The nation’s 2.24 million property investors, owning a collective 3.25 million homes1, are everyday Australians – skilled tradies, small business owners, professionals.

If you’re a property investor, being tax-smart can be just as important as buying the right place – regardless of whether you lodge your tax return yourself or with an agent.

So it’s important you keep records right from the start, you’re across what you need to declare and you know what you can claim at tax time – particularly in the current climate of high interest rates, when every dollar counts.

What you need to declare

When you lodge your tax return, you need to let the ATO know how much rental income you received over the financial year.

  • If you own the property in your name, you’ll need to declare your income on your individual tax return.
  • If you own the property in the name of a company or trust, then rental income forms part of the company or trust tax return.
  • If you own the property with another person, then you must declare rental income and claim expenses according to your legal ownership. As joint tenants your legal interest will be an equal split, and as tenants in common you may have different ownership interests.

You may also need to declare:

  • rental bond returns if your tenant defaulted on rent or caused any damage
  • insurance payouts to compensate you for damage
  • letting and booking fees you received
  • tenant payments to cover repairs.

More information about what rental income must be declared is available at the ATO website.

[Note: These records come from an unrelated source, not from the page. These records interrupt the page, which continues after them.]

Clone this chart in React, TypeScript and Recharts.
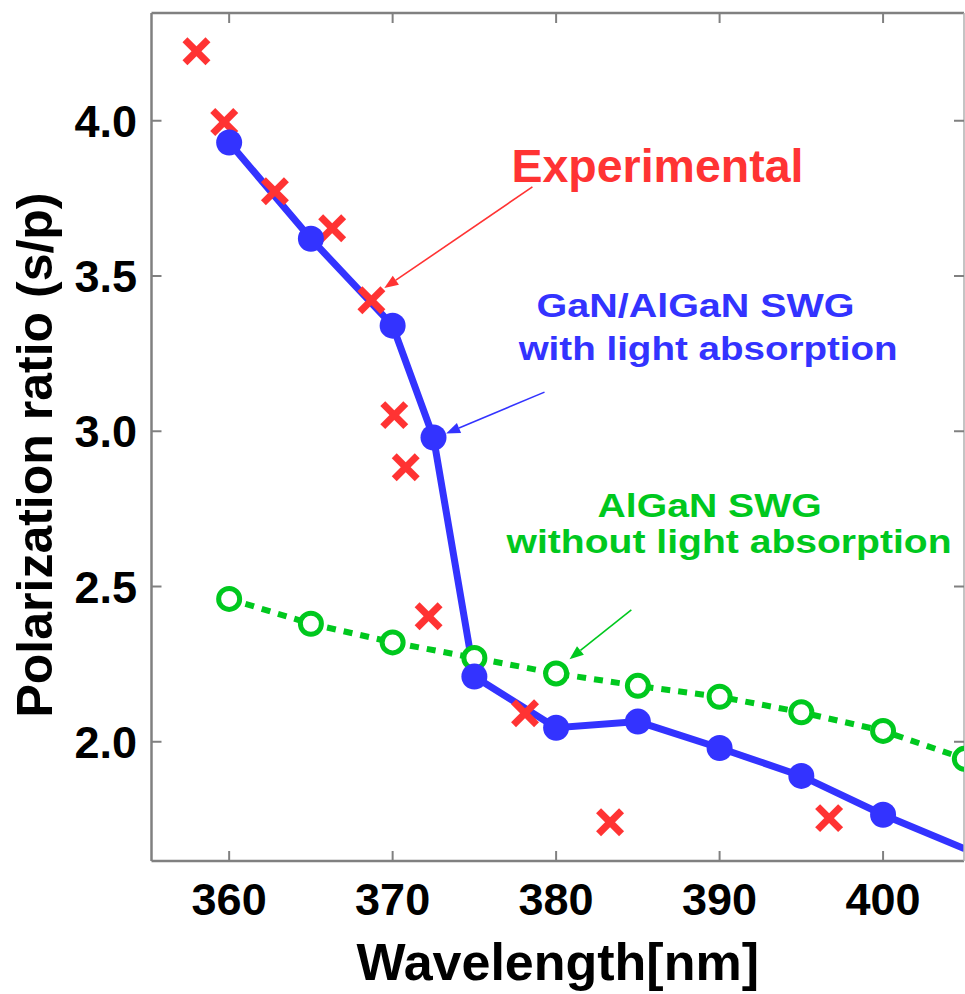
import React from 'react';
import { ComposedChart, Line, Scatter, XAxis, YAxis, ReferenceLine, ReferenceDot } from 'recharts';

// ---- data ----
const wavelengthsWithAbs = [360, 365, 370, 372.5, 375, 380, 385, 390, 395, 400, 405];
const ratioWithAbs = [3.93, 3.62, 3.34, 2.98, 2.21, 2.045, 2.065, 1.98, 1.89, 1.765, 1.655];
const wavelengthsNoAbs = [360, 365, 370, 375, 380, 385, 390, 395, 400, 405];
const ratioNoAbs = [2.46, 2.38, 2.32, 2.27, 2.22, 2.18, 2.145, 2.095, 2.035, 1.945];
const wavelengthsExp = [358.0, 359.7, 362.8, 366.3, 368.7, 370.1, 370.8, 372.2, 378.1, 383.3, 396.7];
const ratioExp = [4.224, 3.996, 3.773, 3.654, 3.422, 3.052, 2.884, 2.404, 2.092, 1.741, 1.754];
const xTicks = [360, 370, 380, 390, 400];
const yTicks = [2.0, 2.5, 3.0, 3.5, 4.0];
const xDomain = [355.25, 404.95];
const yDomain = [1.616, 4.347];

// annotation anchors (data coordinates)
const expLabel = { x: 386.2, y: 3.804, text: 'Experimental' };
const expArrow = [{ x: 378.55, y: 3.787 }, { x: 369.49, y: 3.461 }];
const absLabel1 = { x: 388.53, y: 3.368, text: 'GaN/AlGaN SWG' };
const absLabel2 = { x: 389.3, y: 3.229, text: 'with light absorption' };
const absArrow = [{ x: 379.29, y: 3.126 }, { x: 373.27, y: 2.993 }];
const noAbsLabel1 = { x: 389.39, y: 2.725, text: 'AlGaN SWG' };
const noAbsLabel2 = { x: 390.58, y: 2.608, text: 'without light absorption' };
const noAbsArrow = [{ x: 384.6, y: 2.425 }, { x: 380.82, y: 2.266 }];

const withAbsData = wavelengthsWithAbs.map((x, i) => ({ x, y: ratioWithAbs[i] }));
const noAbsData = wavelengthsNoAbs.map((x, i) => ({ x, y: ratioNoAbs[i] }));
const expData = wavelengthsExp.map((x, i) => ({ x, y: ratioExp[i] }));

const FONT = '"Liberation Sans", Arial, sans-serif';
const BLUE = '#3333ff';
const RED = '#ff3333';
const GREEN = '#00c81e';
const AXIS = '#808080';
const TICK_LEN = 10;
const MARGIN_X = 22;
const MARGIN_Y = 24.5;

const XMark = (props: any) => {
  const { cx, cy } = props;
  const s = 11.5;
  return (
    <g>
      <line x1={cx - s} y1={cy - s} x2={cx + s} y2={cy + s} stroke={RED} strokeWidth={7} />
      <line x1={cx - s} y1={cy + s} x2={cx + s} y2={cy - s} stroke={RED} strokeWidth={7} />
    </g>
  );
};

const BlueDot = (props: any) => {
  const { cx, cy, payload } = props;
  if (payload && payload.x >= 405) return <g />;
  return <circle cx={cx} cy={cy} r={13} fill={BLUE} />;
};

const GreenDot = (props: any) => {
  const { cx, cy, index } = props;
  if (cx == null || cy == null) return <g key={index} />;
  return <circle key={index} cx={cx} cy={cy} r={10.5} fill="#fff" stroke={GREEN} strokeWidth={5} />;
};

const makeArrow = (color: string) => (props: any) => {
  const { x1, y1, x2, y2 } = props;
  const dx = x2 - x1;
  const dy = y2 - y1;
  const len = Math.sqrt(dx * dx + dy * dy);
  const ux = dx / len;
  const uy = dy / len;
  const hl = 14;
  const hw = 5.5;
  const bx = x2 - ux * hl;
  const by = y2 - uy * hl;
  const pts = `${x2},${y2} ${bx - uy * hw},${by + ux * hw} ${bx + uy * hw},${by - ux * hw}`;
  return (
    <g>
      <line x1={x1} y1={y1} x2={bx} y2={by} stroke={color} strokeWidth={1.6} />
      <polygon points={pts} fill={color} />
    </g>
  );
};

const makeText = (text: string, color: string, size: number, width?: number) => (props: any) => {
  const { cx, cy } = props;
  const extra: any = width ? { textLength: width, lengthAdjust: 'spacingAndGlyphs' } : {};
  return (
    <text x={cx} y={cy} textAnchor="middle" fill={color} fontSize={size} fontWeight="bold" fontFamily={FONT} {...extra}>
      {text}
    </text>
  );
};

const XLabel = (props: any) => {
  const vb = props.viewBox || {};
  return (
    <text x={vb.x + vb.width / 2} y={vb.y + 119} textAnchor="middle" fontSize={52} fontWeight="bold" fontFamily={FONT} fill="#000">
      Wavelength[nm]
    </text>
  );
};

const YLabel = (props: any) => {
  const vb = props.viewBox || {};
  const x = vb.x + 52;
  const y = vb.y + vb.height / 2 + 18;
  return (
    <text x={x} y={y} transform={`rotate(-90 ${x} ${y})`} textAnchor="middle" fontSize={50} fontWeight="bold" fontFamily={FONT} fill="#000">
      Polarization ratio (s/p)
    </text>
  );
};

// custom ticks: inward tick marks + labels
const BottomTick = (props: any) => {
  const { x, y, payload } = props;
  const axisY = y - MARGIN_X;
  return (
    <g>
      <line x1={x} y1={axisY} x2={x} y2={axisY - TICK_LEN} stroke={AXIS} strokeWidth={2} />
      <text x={x} y={axisY + 54} textAnchor="middle" fontSize={45} fontWeight="bold" fontFamily={FONT} fill="#000">
        {payload.value}
      </text>
    </g>
  );
};

const TopTick = (props: any) => {
  const { x, y } = props;
  const axisY = y + MARGIN_X;
  return <line x1={x} y1={axisY} x2={x} y2={axisY + TICK_LEN} stroke={AXIS} strokeWidth={2} />;
};

const LeftTick = (props: any) => {
  const { x, y, payload } = props;
  const axisX = x + MARGIN_Y;
  return (
    <g>
      <line x1={axisX} y1={y} x2={axisX + TICK_LEN} y2={y} stroke={AXIS} strokeWidth={2} />
      <text x={axisX - 14.5} y={y + 16} textAnchor="end" fontSize={45} fontWeight="bold" fontFamily={FONT} fill="#000">
        {Number(payload.value).toFixed(1)}
      </text>
    </g>
  );
};

const RightTick = (props: any) => {
  const { x, y } = props;
  const axisX = x - MARGIN_Y;
  return <line x1={axisX} y1={y} x2={axisX - TICK_LEN} y2={y} stroke={AXIS} strokeWidth={2} />;
};

export default function App() {
  return (
    <div style={{ position: 'absolute', left: 0, top: 0, width: 965, height: 994, background: '#fff' }}>
      <ComposedChart width={965} height={994} margin={{ top: 12, right: 0, bottom: 0, left: 0 }}>
        <XAxis
          xAxisId="b"
          type="number"
          dataKey="x"
          domain={xDomain}
          allowDataOverflow
          ticks={xTicks}
          orientation="bottom"
          height={133}
          tickSize={0}
          tickMargin={MARGIN_X}
          tick={BottomTick}
          tickLine={false}
          axisLine={{ stroke: AXIS, strokeWidth: 2.5 }}
          label={<XLabel />}
        />
        <XAxis
          xAxisId="t"
          type="number"
          dataKey="x"
          domain={xDomain}
          allowDataOverflow
          ticks={xTicks}
          orientation="top"
          height={1}
          tickSize={0}
          tickMargin={MARGIN_X}
          tick={TopTick}
          tickLine={false}
          axisLine={{ stroke: AXIS, strokeWidth: 2.5 }}
        />
        <YAxis
          yAxisId="l"
          type="number"
          domain={yDomain}
          allowDataOverflow
          ticks={yTicks}
          orientation="left"
          width={151.5}
          tickSize={0}
          tickMargin={MARGIN_Y}
          tick={LeftTick}
          tickLine={false}
          axisLine={{ stroke: AXIS, strokeWidth: 2.5 }}
          label={<YLabel />}
        />
        <YAxis
          yAxisId="r"
          type="number"
          domain={yDomain}
          allowDataOverflow
          ticks={yTicks}
          orientation="right"
          width={1}
          tickSize={0}
          tickMargin={MARGIN_Y}
          tick={RightTick}
          tickLine={false}
          axisLine={{ stroke: '#b0b0b0', strokeWidth: 1.5 }}
        />

        <Line
          xAxisId="b"
          yAxisId="l"
          data={noAbsData}
          dataKey="y"
          stroke={GREEN}
          strokeWidth={6}
          strokeDasharray="9 8"
          dot={GreenDot}
          activeDot={false}
          isAnimationActive={false}
        />
        <Line
          xAxisId="b"
          yAxisId="l"
          data={withAbsData}
          dataKey="y"
          stroke={BLUE}
          strokeWidth={7}
          dot={false}
          activeDot={false}
          isAnimationActive={false}
        />
        <Scatter xAxisId="b" yAxisId="l" data={expData} dataKey="y" shape={XMark} isAnimationActive={false} />
        <Scatter xAxisId="b" yAxisId="l" data={withAbsData} dataKey="y" shape={BlueDot} isAnimationActive={false} />

        <ReferenceLine xAxisId="b" yAxisId="l" segment={expArrow} shape={makeArrow(RED)} />
        <ReferenceLine xAxisId="b" yAxisId="l" segment={absArrow} shape={makeArrow(BLUE)} />
        <ReferenceLine xAxisId="b" yAxisId="l" segment={noAbsArrow} shape={makeArrow(GREEN)} />

        <ReferenceDot xAxisId="b" yAxisId="l" x={expLabel.x} y={expLabel.y} r={0} shape={makeText(expLabel.text, RED, 46, 292)} />
        <ReferenceDot xAxisId="b" yAxisId="l" x={absLabel1.x} y={absLabel1.y} r={0} shape={makeText(absLabel1.text, BLUE, 34, 318)} />
        <ReferenceDot xAxisId="b" yAxisId="l" x={absLabel2.x} y={absLabel2.y} r={0} shape={makeText(absLabel2.text, BLUE, 34, 379)} />
        <ReferenceDot xAxisId="b" yAxisId="l" x={noAbsLabel1.x} y={noAbsLabel1.y} r={0} shape={makeText(noAbsLabel1.text, GREEN, 34, 224)} />
        <ReferenceDot xAxisId="b" yAxisId="l" x={noAbsLabel2.x} y={noAbsLabel2.y} r={0} shape={makeText(noAbsLabel2.text, GREEN, 34, 445)} />
      </ComposedChart>
    </div>
  );
}
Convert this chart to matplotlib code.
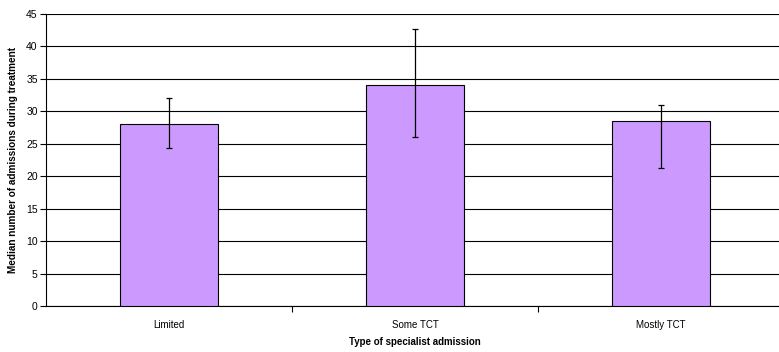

What you may be able to claim

  • Mortgage interest
  • Management costs, including property agent fees and commission
  • Maintenance costs, including cleaning, gardening, pest control and repairs
  • Insurance – landlords, mortgage, building, contents and public liability
  • Body corporate fees and charges
  • Land tax
  • Depreciation
  • Building costs, including extensions, alterations and structural improvements as capital works deductions
  • Loan establishment fees
  • Title search fees
  • Costs of preparing and filing mortgage documents
  • Some legal expenses.

You can’t claim for conveyancing fees or stamp duty. But if you sell your property, you can use these costs to help work out if you need to pay capital gains tax.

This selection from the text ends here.